• **WRITTEN INSTRUCTION**
Show all lines of the listing that hold the word "LaTeX".

• **PROVIDED ENTRIES**
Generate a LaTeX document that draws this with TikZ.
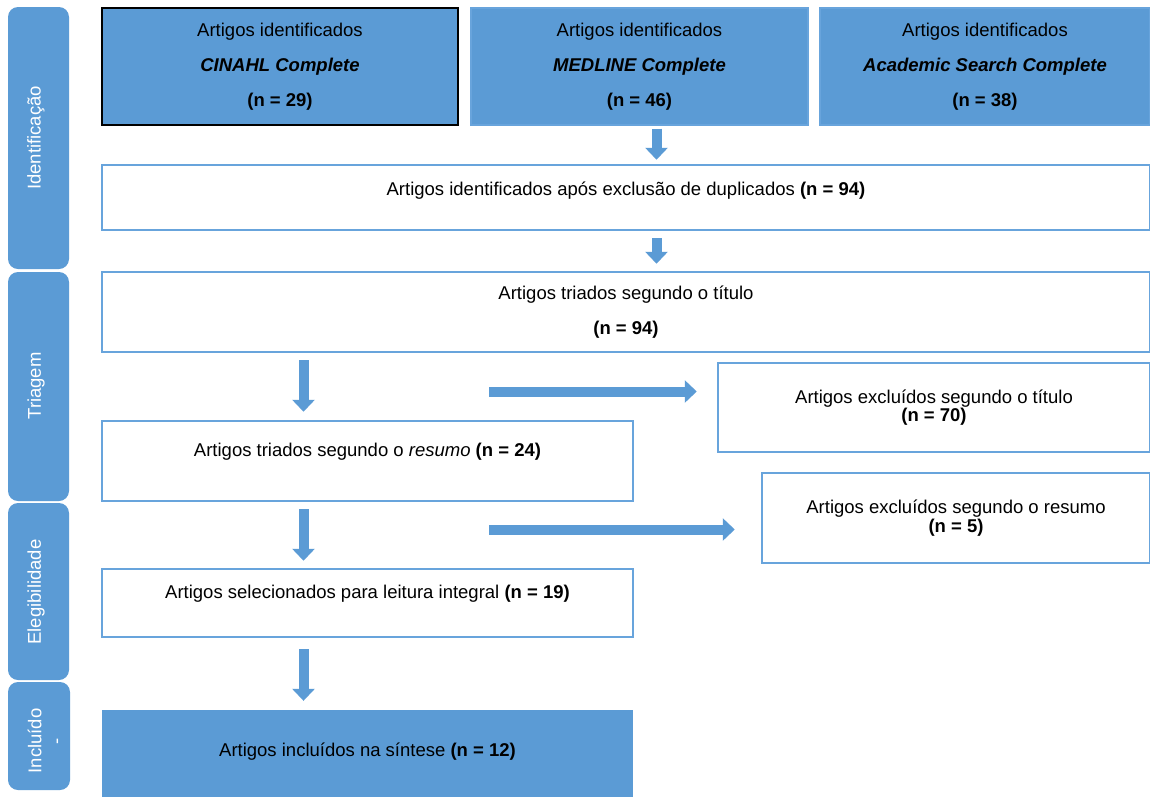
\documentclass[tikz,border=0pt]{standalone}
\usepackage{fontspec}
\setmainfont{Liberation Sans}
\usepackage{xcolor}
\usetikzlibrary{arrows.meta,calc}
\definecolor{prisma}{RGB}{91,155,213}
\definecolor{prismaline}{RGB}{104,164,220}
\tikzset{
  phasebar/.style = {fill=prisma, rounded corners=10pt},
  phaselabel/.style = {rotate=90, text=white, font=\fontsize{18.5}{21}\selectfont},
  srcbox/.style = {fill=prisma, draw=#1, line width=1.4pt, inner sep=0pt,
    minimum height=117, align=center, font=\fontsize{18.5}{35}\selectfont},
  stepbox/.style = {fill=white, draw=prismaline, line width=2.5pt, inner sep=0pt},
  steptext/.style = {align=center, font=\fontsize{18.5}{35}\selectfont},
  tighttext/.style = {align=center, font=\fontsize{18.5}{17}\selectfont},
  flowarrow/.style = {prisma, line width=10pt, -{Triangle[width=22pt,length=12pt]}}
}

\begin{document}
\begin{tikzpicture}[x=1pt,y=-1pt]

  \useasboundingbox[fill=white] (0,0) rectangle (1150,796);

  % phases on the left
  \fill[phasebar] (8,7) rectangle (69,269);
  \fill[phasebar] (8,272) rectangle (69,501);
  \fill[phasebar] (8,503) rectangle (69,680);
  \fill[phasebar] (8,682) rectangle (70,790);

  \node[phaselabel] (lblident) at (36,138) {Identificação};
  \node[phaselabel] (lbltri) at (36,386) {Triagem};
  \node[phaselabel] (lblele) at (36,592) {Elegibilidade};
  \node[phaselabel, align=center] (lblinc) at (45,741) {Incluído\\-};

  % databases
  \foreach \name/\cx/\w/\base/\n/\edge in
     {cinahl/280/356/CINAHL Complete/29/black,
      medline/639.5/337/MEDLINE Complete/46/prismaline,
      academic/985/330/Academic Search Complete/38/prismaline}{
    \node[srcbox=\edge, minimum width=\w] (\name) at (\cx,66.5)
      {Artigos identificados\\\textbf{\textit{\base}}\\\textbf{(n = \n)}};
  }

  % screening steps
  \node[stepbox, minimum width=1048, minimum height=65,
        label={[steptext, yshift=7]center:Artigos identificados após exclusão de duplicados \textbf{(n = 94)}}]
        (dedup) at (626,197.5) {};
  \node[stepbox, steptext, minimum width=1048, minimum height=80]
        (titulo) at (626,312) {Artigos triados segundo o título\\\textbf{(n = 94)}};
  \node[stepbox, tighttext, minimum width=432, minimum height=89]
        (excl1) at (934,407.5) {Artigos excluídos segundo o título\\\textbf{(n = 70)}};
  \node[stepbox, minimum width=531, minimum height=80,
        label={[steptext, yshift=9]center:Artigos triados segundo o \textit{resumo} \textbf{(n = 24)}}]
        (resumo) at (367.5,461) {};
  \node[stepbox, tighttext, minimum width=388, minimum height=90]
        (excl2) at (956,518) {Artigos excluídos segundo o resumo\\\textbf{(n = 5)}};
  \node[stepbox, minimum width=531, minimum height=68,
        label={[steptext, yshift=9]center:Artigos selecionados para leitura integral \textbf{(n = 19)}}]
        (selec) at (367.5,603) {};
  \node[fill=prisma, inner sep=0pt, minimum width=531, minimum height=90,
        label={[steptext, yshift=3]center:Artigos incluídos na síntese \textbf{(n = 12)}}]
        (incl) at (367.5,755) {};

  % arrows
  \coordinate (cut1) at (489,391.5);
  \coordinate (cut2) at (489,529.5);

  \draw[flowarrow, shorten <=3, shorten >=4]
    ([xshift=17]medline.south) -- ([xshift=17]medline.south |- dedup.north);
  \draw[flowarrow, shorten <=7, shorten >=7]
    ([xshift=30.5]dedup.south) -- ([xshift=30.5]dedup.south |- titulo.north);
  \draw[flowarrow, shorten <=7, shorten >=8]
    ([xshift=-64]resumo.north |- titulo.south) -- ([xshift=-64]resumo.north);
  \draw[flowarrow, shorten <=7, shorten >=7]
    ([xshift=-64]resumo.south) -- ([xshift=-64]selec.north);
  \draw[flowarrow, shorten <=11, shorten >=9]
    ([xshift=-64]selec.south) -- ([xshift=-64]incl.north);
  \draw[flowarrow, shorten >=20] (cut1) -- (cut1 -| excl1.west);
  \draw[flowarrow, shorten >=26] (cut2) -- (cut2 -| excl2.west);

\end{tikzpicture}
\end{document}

...

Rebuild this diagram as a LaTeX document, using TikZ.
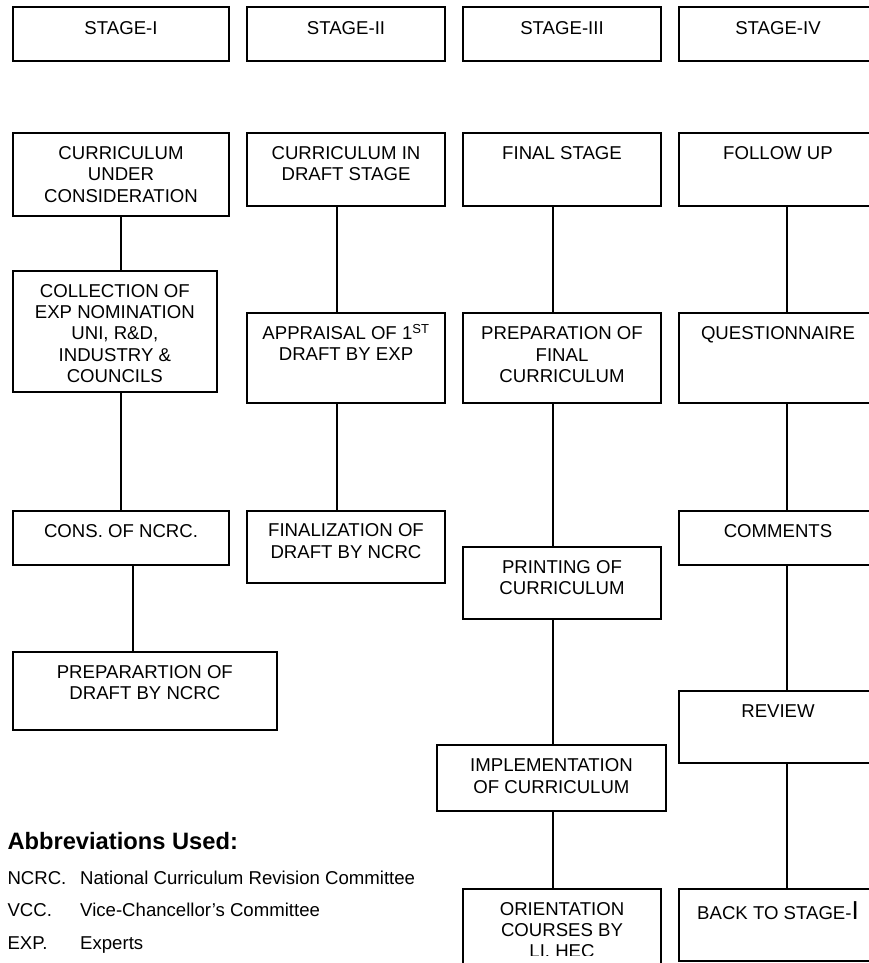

• **CORRECT OUTPUT**
Generate a LaTeX document that draws this with TikZ.
Rebuild this diagram as a LaTeX document, using TikZ.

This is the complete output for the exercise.